>> START

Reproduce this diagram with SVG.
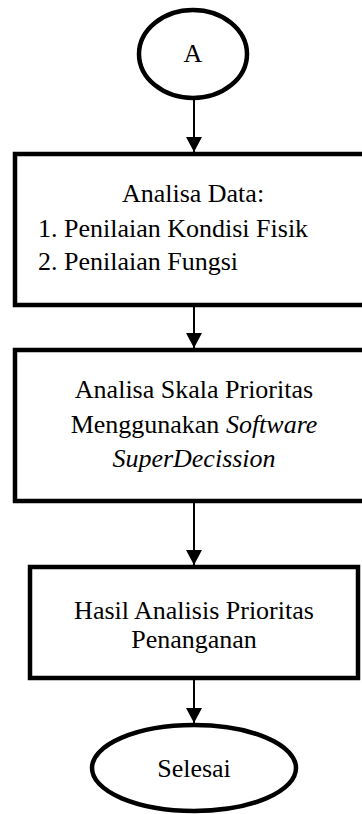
<svg xmlns="http://www.w3.org/2000/svg" width="362" height="814" viewBox="0 0 362 814">
<style>
.shape{fill:#fff;stroke:#000;stroke-width:4.5}
.t{font-family:"Liberation Serif","Times New Roman",serif;font-size:26px;fill:#000}
.c{text-anchor:middle}
.conn{stroke:#000;stroke-width:2;fill:none;marker-end:url(#ah)}
</style>
<defs>
<marker id="ah" markerUnits="userSpaceOnUse" markerWidth="16" markerHeight="16" viewBox="0 0 16 16" refX="8" refY="15" orient="0">
<path d="M0,0 L16,0 L8,15 Z" fill="#000"/>
</marker>
</defs>
<rect width="362" height="814" fill="#fff"/>
<g id="connectors">
<line class="conn" x1="194" y1="100" x2="194" y2="152"/>
<line class="conn" x1="194" y1="307" x2="194" y2="348"/>
<line class="conn" x1="194" y1="503" x2="194" y2="565"/>
<line class="conn" x1="194" y1="680" x2="194" y2="723"/>
</g>
<g id="start">
<ellipse class="shape" cx="193" cy="54" rx="54" ry="44"/>
<text class="t c" x="193" y="62">A</text>
</g>
<g id="analisa-data">
<rect class="shape" x="15" y="154" width="352" height="151"/>
<text class="t c" x="193" y="202">Analisa Data:</text>
<text class="t" x="38" y="237">1. Penilaian Kondisi Fisik</text>
<text class="t" x="38" y="270">2. Penilaian Fungsi</text>
</g>
<g id="analisa-skala">
<rect class="shape" x="15" y="350" width="352" height="151"/>
<text class="t c" x="194" y="398">Analisa Skala Prioritas</text>
<text class="t c" x="194" y="433">Menggunakan <tspan font-style="italic">Software</tspan></text>
<text class="t c" x="194" y="467" font-style="italic">SuperDecission</text>
</g>
<g id="hasil">
<rect class="shape" x="30" y="567" width="328" height="111"/>
<text class="t c" x="194" y="619">Hasil Analisis Prioritas</text>
<text class="t c" x="194" y="648">Penanganan</text>
</g>
<g id="selesai">
<ellipse class="shape" cx="194" cy="768" rx="102" ry="43"/>
<text class="t c" x="194" y="777">Selesai</text>
</g>
</svg>
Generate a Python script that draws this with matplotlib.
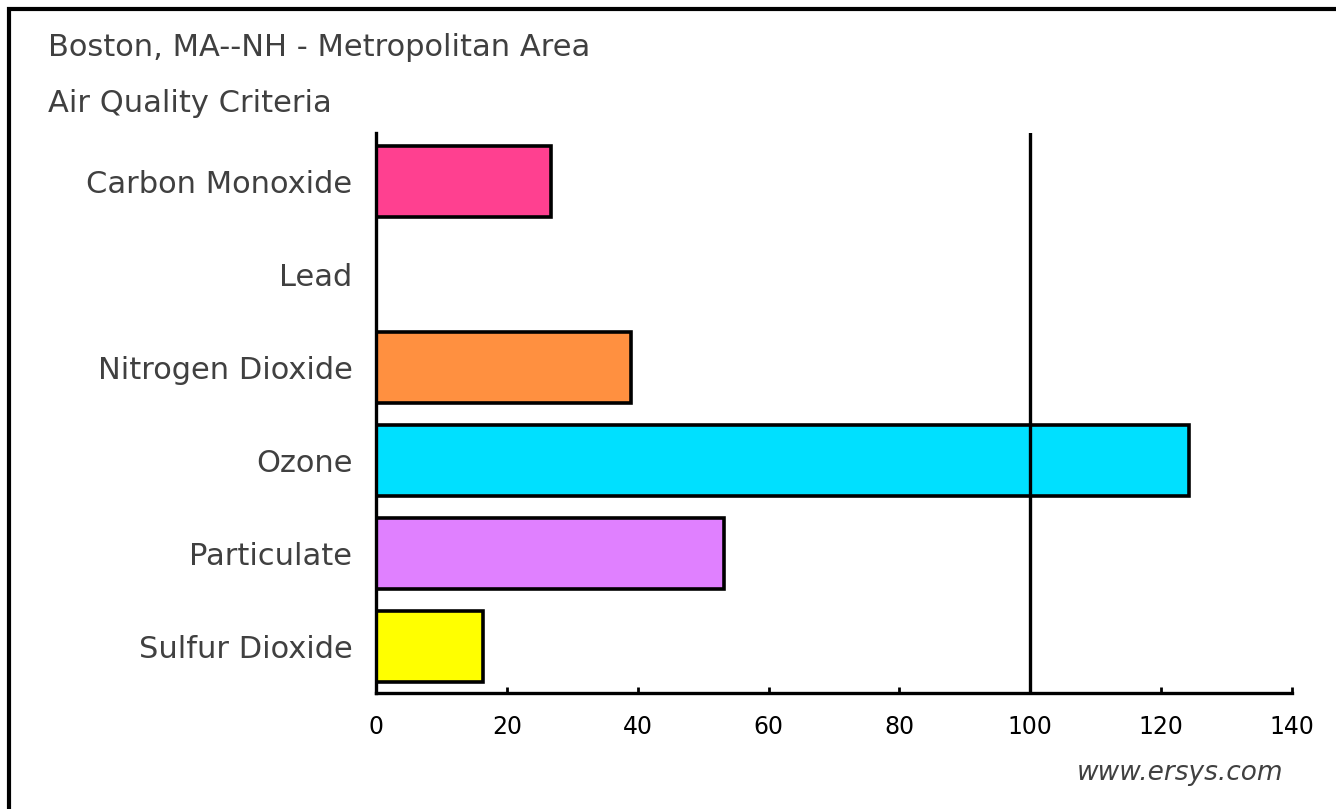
import matplotlib.pyplot as plt
from matplotlib.patches import Rectangle

plt.rcParams['font.family'] = 'DejaVu Sans'

# Air quality criteria, Boston metro area
pollutants = ['Carbon Monoxide', 'Lead', 'Nitrogen Dioxide', 'Ozone', 'Particulate', 'Sulfur Dioxide']
values = [26.7, 0, 39, 124.3, 53.2, 16.4]
colors = ['#FF4090', '#FFFFFF', '#FF9040', '#00E0FF', '#E080FF', '#FFFF00']
xticks = [0, 20, 40, 60, 80, 100, 120, 140]

fig = plt.figure(figsize=(13.36, 8.09), dpi=100)
fig.patch.set_facecolor('white')

# frame round the whole chart
fig.patches.append(Rectangle((9 / 1336, -0.05), 1.2, 1 - 9 / 809 + 0.05, transform=fig.transFigure,
                             fill=False, edgecolor='black', linewidth=3, zorder=0))

ax = fig.add_axes([376 / 1336, 1 - 693 / 809, (1292 - 376) / 1336, (693 - 133) / 809])

ypos = list(range(len(pollutants)))
for y, v, c in zip(ypos, values, colors):
    if v > 0:
        ax.barh(y, v, height=0.77, color=c, edgecolor='black', linewidth=2.6, zorder=2)

ax.axvline(100, color='black', linewidth=2.4, zorder=3)

ax.set_xlim(0, 140)
ax.set_ylim(len(pollutants) - 0.5, -0.52)

ax.set_yticks(ypos)
ax.set_yticklabels(pollutants, fontsize=22, color='#404040')
ax.tick_params(axis='y', length=0, pad=17)

ax.set_xticks(xticks)
ax.set_xticklabels([str(t) for t in xticks], fontsize=17, color='black')
ax.tick_params(axis='x', direction='in', length=4, width=2, pad=16)

for side in ['top', 'right']:
    ax.spines[side].set_visible(False)
for side in ['left', 'bottom']:
    ax.spines[side].set_linewidth(2.4)

fig.text(48 / 1336, 1 - 48 / 809, 'Boston, MA--NH - Metropolitan Area', fontsize=22,
         color='#404040', ha='left', va='center')
fig.text(48 / 1336, 1 - 103 / 809, 'Air Quality Criteria', fontsize=22,
         color='#404040', ha='left', va='center')
fig.text(1283 / 1336, 1 - 773 / 809, 'www.ersys.com', fontsize=19, style='italic',
         color='#404040', ha='right', va='center')

fig.savefig('out.png', dpi=100)
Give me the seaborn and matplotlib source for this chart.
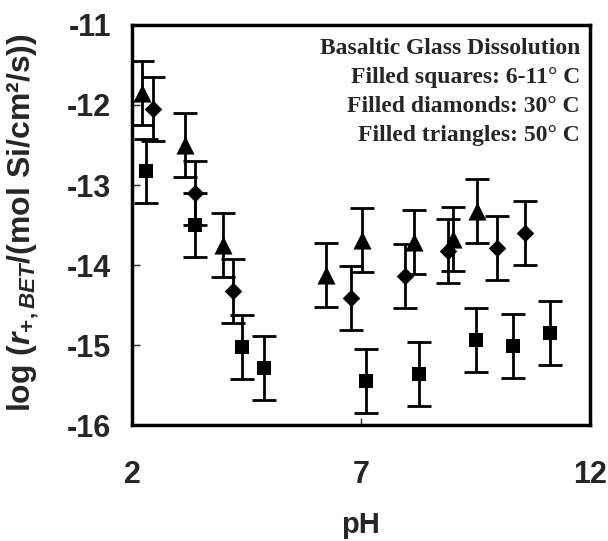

>> END

▶ [Problem statement] Find every line in the records that contains the word "with"; copy those lines.

▶ [Exercise result]
Reproduce this diagram with SVG.
Generate a Python script that draws this with matplotlib.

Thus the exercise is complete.